(Given exercise): Stop at the line containing "(12,7) rectangle (707,663);": repeat exactly every line of the entries below from the first up to it, plus that line, with pictures omitted.

(Records for the exercise):
- - - - - - -

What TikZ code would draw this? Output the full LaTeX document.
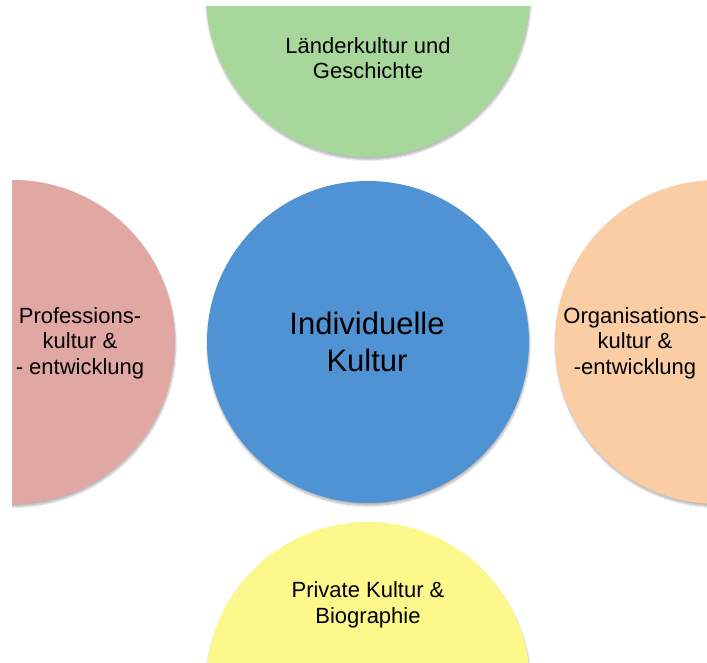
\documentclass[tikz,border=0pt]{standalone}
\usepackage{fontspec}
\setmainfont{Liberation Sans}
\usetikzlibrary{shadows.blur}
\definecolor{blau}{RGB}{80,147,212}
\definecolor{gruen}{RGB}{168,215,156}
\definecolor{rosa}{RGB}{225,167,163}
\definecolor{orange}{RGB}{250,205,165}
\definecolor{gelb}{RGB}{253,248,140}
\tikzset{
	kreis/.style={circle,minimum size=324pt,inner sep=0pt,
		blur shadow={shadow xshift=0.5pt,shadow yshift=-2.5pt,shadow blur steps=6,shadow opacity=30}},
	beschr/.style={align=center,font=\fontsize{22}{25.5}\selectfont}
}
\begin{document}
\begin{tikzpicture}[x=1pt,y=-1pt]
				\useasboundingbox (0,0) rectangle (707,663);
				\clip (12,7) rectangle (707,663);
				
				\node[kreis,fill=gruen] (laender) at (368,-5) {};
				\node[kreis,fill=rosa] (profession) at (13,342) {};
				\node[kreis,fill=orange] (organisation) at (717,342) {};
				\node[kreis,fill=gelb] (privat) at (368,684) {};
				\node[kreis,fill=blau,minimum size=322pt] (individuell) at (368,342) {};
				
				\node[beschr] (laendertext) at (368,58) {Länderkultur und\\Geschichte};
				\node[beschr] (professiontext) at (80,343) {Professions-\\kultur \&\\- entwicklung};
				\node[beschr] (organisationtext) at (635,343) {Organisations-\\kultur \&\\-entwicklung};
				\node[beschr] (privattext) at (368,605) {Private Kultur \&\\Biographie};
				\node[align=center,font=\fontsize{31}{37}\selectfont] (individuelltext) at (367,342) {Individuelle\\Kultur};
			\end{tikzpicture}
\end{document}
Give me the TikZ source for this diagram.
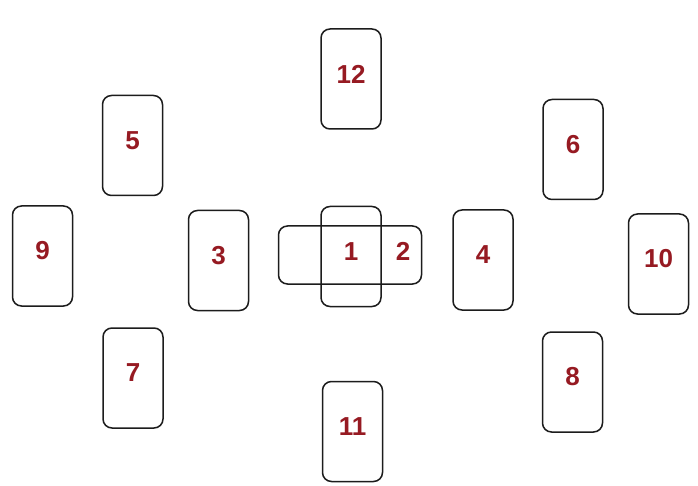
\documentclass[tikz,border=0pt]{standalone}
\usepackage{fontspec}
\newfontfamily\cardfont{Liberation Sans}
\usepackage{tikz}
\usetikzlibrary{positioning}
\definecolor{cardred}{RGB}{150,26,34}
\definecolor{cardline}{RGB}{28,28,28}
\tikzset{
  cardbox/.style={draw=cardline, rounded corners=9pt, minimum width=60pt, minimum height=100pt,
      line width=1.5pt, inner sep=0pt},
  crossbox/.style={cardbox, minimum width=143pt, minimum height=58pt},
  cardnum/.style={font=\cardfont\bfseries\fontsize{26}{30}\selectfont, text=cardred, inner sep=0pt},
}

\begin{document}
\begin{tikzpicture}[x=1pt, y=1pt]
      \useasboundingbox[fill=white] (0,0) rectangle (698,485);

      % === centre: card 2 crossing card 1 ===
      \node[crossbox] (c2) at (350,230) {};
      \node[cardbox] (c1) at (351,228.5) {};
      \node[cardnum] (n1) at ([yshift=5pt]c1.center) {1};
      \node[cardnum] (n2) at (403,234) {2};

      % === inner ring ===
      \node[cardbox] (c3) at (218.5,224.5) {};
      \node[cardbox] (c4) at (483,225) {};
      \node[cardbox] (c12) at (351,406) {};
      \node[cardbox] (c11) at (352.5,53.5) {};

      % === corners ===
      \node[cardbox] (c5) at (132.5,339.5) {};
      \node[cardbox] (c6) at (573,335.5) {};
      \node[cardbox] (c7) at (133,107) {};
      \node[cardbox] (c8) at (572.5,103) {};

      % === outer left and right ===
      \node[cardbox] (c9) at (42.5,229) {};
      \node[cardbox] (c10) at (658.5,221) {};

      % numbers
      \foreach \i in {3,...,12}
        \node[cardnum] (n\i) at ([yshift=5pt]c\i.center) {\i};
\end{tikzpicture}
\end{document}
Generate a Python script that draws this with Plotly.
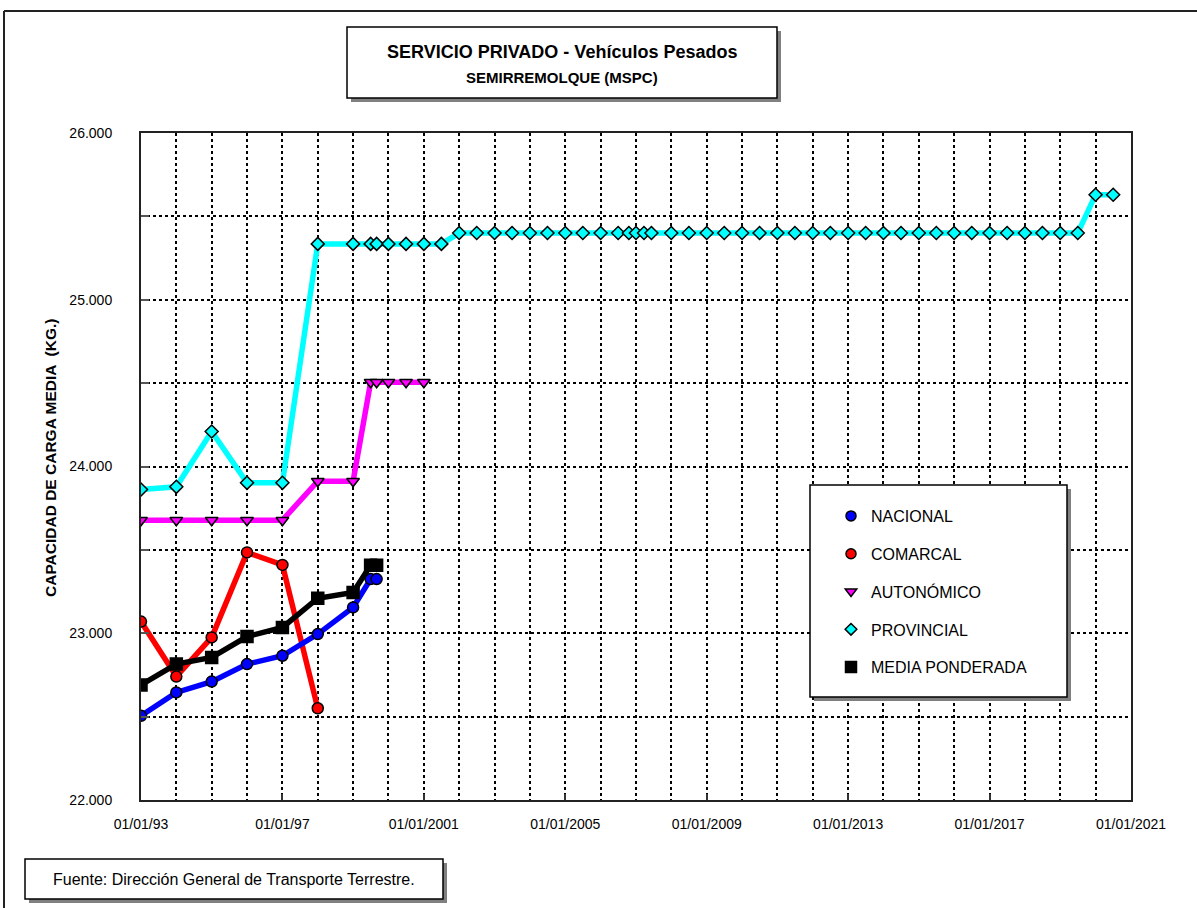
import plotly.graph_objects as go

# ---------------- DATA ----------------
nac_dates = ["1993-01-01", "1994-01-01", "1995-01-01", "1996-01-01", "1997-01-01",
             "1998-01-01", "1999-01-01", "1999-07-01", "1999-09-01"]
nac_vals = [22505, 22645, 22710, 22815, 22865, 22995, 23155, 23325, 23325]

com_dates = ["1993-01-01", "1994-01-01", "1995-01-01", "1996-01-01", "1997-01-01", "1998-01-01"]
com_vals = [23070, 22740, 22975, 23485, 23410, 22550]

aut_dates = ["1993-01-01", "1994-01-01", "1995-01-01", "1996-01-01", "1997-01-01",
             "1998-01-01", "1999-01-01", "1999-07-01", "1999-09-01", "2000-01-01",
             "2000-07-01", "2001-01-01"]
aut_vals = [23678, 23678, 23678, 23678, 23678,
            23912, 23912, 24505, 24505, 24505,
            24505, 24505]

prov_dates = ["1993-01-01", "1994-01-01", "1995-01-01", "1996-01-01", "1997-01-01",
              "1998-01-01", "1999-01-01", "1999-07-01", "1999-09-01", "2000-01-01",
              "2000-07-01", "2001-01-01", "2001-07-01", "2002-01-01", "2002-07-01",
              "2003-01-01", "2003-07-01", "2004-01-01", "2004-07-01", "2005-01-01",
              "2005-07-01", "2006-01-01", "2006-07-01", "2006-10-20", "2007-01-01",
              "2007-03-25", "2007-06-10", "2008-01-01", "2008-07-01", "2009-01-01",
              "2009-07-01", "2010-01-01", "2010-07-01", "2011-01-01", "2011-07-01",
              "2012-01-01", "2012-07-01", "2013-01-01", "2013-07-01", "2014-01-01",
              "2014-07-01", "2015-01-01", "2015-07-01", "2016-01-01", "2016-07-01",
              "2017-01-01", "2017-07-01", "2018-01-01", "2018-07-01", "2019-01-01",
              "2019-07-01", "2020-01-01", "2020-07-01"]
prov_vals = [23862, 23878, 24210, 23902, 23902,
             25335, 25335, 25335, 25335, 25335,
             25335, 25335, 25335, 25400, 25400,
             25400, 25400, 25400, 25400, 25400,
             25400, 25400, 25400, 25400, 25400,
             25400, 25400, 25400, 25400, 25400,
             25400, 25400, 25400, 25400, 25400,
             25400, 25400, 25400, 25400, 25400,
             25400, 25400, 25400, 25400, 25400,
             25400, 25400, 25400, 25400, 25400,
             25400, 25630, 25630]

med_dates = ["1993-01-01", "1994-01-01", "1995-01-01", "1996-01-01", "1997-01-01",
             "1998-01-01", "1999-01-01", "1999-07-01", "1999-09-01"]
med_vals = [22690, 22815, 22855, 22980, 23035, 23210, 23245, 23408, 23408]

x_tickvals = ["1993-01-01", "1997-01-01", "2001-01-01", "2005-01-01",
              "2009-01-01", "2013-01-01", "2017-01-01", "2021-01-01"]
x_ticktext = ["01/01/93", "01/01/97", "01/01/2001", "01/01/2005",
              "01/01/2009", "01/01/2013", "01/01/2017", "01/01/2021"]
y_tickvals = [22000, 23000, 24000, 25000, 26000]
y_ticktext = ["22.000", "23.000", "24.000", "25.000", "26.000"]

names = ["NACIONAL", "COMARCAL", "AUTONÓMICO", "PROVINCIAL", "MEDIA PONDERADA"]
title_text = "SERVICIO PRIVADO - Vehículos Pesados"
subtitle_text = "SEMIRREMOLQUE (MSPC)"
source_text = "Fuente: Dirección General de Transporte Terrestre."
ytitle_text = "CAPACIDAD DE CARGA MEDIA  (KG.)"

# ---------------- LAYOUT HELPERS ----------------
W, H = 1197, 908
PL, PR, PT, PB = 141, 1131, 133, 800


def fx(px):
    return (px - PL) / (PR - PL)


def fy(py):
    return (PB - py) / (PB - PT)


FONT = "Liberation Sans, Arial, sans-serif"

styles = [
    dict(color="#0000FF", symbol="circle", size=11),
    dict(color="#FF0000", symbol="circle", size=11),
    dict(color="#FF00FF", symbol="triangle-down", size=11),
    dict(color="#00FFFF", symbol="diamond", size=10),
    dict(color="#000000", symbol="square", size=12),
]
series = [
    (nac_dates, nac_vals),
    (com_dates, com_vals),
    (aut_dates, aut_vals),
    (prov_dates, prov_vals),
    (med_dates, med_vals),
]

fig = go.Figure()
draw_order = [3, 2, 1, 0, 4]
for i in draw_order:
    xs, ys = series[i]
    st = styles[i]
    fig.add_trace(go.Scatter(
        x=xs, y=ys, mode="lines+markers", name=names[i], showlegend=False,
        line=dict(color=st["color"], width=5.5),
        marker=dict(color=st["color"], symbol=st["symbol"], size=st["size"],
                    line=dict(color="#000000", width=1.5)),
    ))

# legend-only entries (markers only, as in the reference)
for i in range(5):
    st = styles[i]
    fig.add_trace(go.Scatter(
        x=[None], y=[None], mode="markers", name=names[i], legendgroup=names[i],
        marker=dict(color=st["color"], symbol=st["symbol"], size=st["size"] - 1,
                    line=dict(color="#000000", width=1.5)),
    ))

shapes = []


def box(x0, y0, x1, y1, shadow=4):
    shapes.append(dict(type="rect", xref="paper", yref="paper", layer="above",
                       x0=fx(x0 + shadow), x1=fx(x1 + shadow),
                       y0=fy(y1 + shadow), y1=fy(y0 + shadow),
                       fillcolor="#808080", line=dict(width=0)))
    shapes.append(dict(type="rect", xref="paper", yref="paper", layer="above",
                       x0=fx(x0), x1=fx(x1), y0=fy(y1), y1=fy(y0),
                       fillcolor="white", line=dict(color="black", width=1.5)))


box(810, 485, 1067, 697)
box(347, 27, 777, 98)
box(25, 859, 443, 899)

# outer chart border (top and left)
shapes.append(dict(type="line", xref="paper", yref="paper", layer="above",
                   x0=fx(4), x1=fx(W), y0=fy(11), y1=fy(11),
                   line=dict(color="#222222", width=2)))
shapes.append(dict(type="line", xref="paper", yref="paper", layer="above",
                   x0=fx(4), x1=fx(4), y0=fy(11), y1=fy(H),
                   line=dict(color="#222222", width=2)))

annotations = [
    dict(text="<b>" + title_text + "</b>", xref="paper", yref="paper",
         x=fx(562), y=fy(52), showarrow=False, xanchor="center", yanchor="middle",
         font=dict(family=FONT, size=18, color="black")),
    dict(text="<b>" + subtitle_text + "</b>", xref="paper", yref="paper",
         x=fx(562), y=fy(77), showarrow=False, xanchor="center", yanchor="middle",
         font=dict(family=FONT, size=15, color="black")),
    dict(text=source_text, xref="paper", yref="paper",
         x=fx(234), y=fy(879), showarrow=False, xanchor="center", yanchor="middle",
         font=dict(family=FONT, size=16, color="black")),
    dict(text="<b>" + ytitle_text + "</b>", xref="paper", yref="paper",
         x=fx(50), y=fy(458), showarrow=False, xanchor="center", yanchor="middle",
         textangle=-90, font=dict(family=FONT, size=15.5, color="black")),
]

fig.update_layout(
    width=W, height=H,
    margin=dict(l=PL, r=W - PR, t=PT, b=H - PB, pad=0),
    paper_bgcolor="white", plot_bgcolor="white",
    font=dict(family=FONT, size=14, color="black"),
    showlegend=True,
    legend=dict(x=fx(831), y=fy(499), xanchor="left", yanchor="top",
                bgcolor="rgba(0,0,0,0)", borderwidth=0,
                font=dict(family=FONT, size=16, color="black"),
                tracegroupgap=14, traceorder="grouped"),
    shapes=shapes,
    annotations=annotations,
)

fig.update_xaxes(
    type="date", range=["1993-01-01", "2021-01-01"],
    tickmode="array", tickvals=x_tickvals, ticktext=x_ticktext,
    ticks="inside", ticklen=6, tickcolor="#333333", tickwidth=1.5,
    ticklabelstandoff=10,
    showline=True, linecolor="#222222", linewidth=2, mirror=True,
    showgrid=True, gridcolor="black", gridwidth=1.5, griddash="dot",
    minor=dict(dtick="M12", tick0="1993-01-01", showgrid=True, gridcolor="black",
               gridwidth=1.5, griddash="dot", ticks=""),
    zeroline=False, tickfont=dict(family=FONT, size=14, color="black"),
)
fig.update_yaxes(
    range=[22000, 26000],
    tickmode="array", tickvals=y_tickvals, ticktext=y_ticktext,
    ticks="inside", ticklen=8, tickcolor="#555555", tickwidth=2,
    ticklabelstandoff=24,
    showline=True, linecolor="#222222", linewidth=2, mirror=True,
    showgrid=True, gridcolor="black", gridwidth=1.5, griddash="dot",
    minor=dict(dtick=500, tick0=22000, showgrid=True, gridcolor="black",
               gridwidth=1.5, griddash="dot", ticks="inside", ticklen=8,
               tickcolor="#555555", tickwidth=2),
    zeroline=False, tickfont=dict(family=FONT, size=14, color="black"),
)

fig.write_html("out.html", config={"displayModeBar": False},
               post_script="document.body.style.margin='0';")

- - - - - - -

(Right answer):
What TikZ code would draw this? Output the full LaTeX document.
\documentclass[tikz,border=0pt]{standalone}
\usepackage{fontspec}
\setmainfont{Liberation Sans}
\usetikzlibrary{shadows.blur}
\definecolor{blau}{RGB}{80,147,212}
\definecolor{gruen}{RGB}{168,215,156}
\definecolor{rosa}{RGB}{225,167,163}
\definecolor{orange}{RGB}{250,205,165}
\definecolor{gelb}{RGB}{253,248,140}
\tikzset{
	kreis/.style={circle,minimum size=324pt,inner sep=0pt,
		blur shadow={shadow xshift=0.5pt,shadow yshift=-2.5pt,shadow blur steps=6,shadow opacity=30}},
	beschr/.style={align=center,font=\fontsize{22}{25.5}\selectfont}
}
\begin{document}
\begin{tikzpicture}[x=1pt,y=-1pt]
				\useasboundingbox (0,0) rectangle (707,663);
				\clip (12,7) rectangle (707,663);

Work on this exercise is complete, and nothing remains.